Le scientifique qui analyse sa société telle qu'elle est voit donc son terrain d'investigation enrichi d'une dimension nouvelle, de discours nouveaux.
Le scientifique qui cherche à étudier une société telle qu'elle a pu être dans le passé ou la forme que cette pratique prenait alors doit prendre, certes, du recul, puisque cette dimension patrimoniale est en effet une strate supplémentaire entre l'observateur et l'objet qu'il souhaite étudier. Mais ne doit-on pas, quand on fait une critique sérieuse de ses sources, effectuer ce travail de recul de toute façon. Une attitude de rejet à l'égard du processus patrimonial, est-ce que ce n'est pas le signe d'un refus ou d'une incapacité à prendre ce recul pourtant absolument nécessaire pour produire une étude digne de foi et d'intérêt? L'institutionnalisation et tous les processus que décrit Luc Charles-Dominique sont bien des phénomènes sociaux. Se refuser à les étudier et à les comprendre, c'est s'interdire une compréhension pleine des musiques que l'on appelle traditionnelles. Donc, à mes yeux, l'argument scientifique contre le processus du PCI n'est pas valide.
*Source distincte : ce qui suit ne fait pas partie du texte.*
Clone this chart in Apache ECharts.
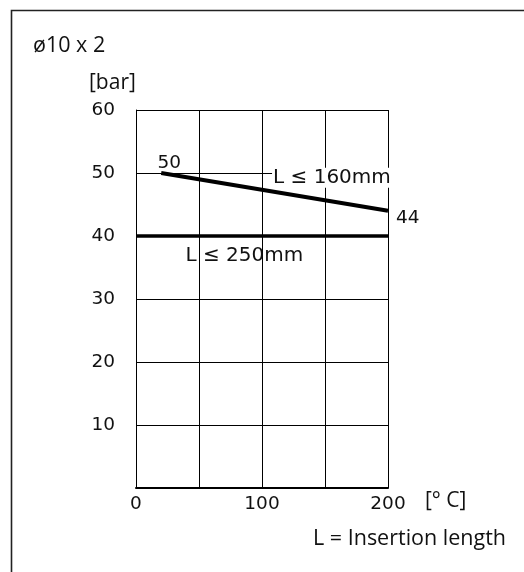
<!DOCTYPE html>
<html><head><meta charset="utf-8">
<script src="https://cdn.jsdelivr.net/npm/echarts@6/dist/echarts.min.js"></script>
<style>html,body{margin:0;padding:0;background:#fff}#c{width:524px;height:572px}</style>
</head><body><div id="c"></div><script>
// ---- data ----
const xTickLabels = ['0', '', '100', '', '200'];          // at 0,50,100,150,200
const yTickLabels = ['', '10', '20', '30', '40', '50', '60']; // at 0..60
const line160 = [[20, 50], [200, 44]];   // L <= 160mm
const line250 = [[0, 40], [200, 40]];    // L <= 250mm
const name160 = 'L \u2264 160mm';
const name250 = 'L \u2264 250mm';
const titleText = '\u00f810 x 2';
const yUnit = '[bar]';
const xUnit = '[\u00b0 C]';
const footnote = 'L = Insertion length';

const chart = echarts.init(document.getElementById('c'), null, {renderer: 'canvas'});
const tickFont = {fontFamily: 'DejaVu Sans', fontSize: 18.5, color: '#111'};
const nameFont = {fontFamily: 'DejaVu Sans', fontSize: 20, color: '#111'};
const sideFont = '"Open Sans"';

chart.setOption({
  animation: false,
  backgroundColor: '#fff',
  grid: {left: 136, top: 110, width: 252, height: 378},
  xAxis: {
    type: 'value', min: 0, max: 200, interval: 50,
    axisLine: {show: true, lineStyle: {color: '#000', width: 2}},
    axisTick: {show: false},
    splitLine: {show: true, lineStyle: {color: '#000', width: 1}},
    axisLabel: Object.assign({margin: 7, formatter: v => xTickLabels[Math.round(v / 50)] || ''}, tickFont)
  },
  yAxis: {
    type: 'value', min: 0, max: 60, interval: 10,
    axisLine: {show: true, lineStyle: {color: '#000', width: 1}},
    axisTick: {show: false},
    splitLine: {show: true, lineStyle: {color: '#000', width: 1}},
    axisLabel: Object.assign({margin: 21, formatter: v => yTickLabels[Math.round(v / 10)] || ''}, tickFont)
  },
  series: [
    {
      type: 'line', data: line160, showSymbol: false, symbol: 'none',
      lineStyle: {color: '#000', width: 4}, z: 5,
      markPoint: {
        symbol: 'circle', symbolSize: 0, silent: true, z: 4,
        label: Object.assign({show: true}, tickFont),
        data: [
          {coord: line160[0], label: {formatter: String(line160[0][1]), position: 'top', distance: 2, offset: [8, 2]}},
          {coord: line160[1], label: {formatter: String(line160[1][1]), position: 'right', distance: 8, offset: [0, 7]}},
          {coord: [155.5, 49.25], label: Object.assign({formatter: name160, position: 'inside', backgroundColor: '#fff', padding: [0, 1], lineHeight: 20}, nameFont)}
        ]
      }
    },
    {
      type: 'line', data: line250, showSymbol: false, symbol: 'none',
      lineStyle: {color: '#000', width: 3.5}, z: 5,
      markPoint: {
        symbol: 'circle', symbolSize: 0, silent: true, z: 4,
        label: Object.assign({show: true}, tickFont),
        data: [
          {coord: [86, 36.8], label: Object.assign({formatter: name250, position: 'inside'}, nameFont)}
        ]
      }
    }
  ],
  graphic: [
    {type: 'rect', shape: {x: 11.5, y: 10.5, width: 700, height: 700}, style: {fill: 'none', stroke: '#222', lineWidth: 1.6}, z: 0},
    {type: 'text', left: 33, top: 35, style: {text: titleText, font: '21.5px ' + sideFont, fill: '#111'}},
    {type: 'text', left: 89, top: 73, style: {text: yUnit, font: '21px ' + sideFont, fill: '#111'}},
    {type: 'text', left: 425, top: 491, style: {text: xUnit, font: '21px ' + sideFont, fill: '#111'}},
    {type: 'text', left: 313, top: 528, style: {text: footnote, font: '21.5px ' + sideFont, fill: '#111'}}
  ]
});
</script></body></html>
Reste l'argument militant. Et finalement, c'est surtout cela que le débat autour du PCI révèle sur l'ethnomusicologie de la France : elle est née, dans sa configuration actuelle, d'une pratique musicale revivaliste et militante, qui a peiné pour conquérir une place - précaire - dans le milieu universitaire, a parfois pris ses distances avec le milieu associatif, mais elle ne s'est jamais coupée totalement de ses racines. Elle aime son objet, elle l'aime passionnément, et on peut la comprendre. Elle défend à travers lui des valeurs qui lui son chères: la diversité culturelle, un certain refus de l'identitarisme... Elle ne s'en cache d'ailleurs pas particulièrement. Il me semble que cela l'amène néanmoins à prendre des directions qui ne sont pas celles d'une critique radicale de la manière dont ces musiques nous parviennent et se présentent à nous aujourd'hui, et qui la détourne d'une parfaite rigueur et d'une irréprochable honnêteté intellectuelles.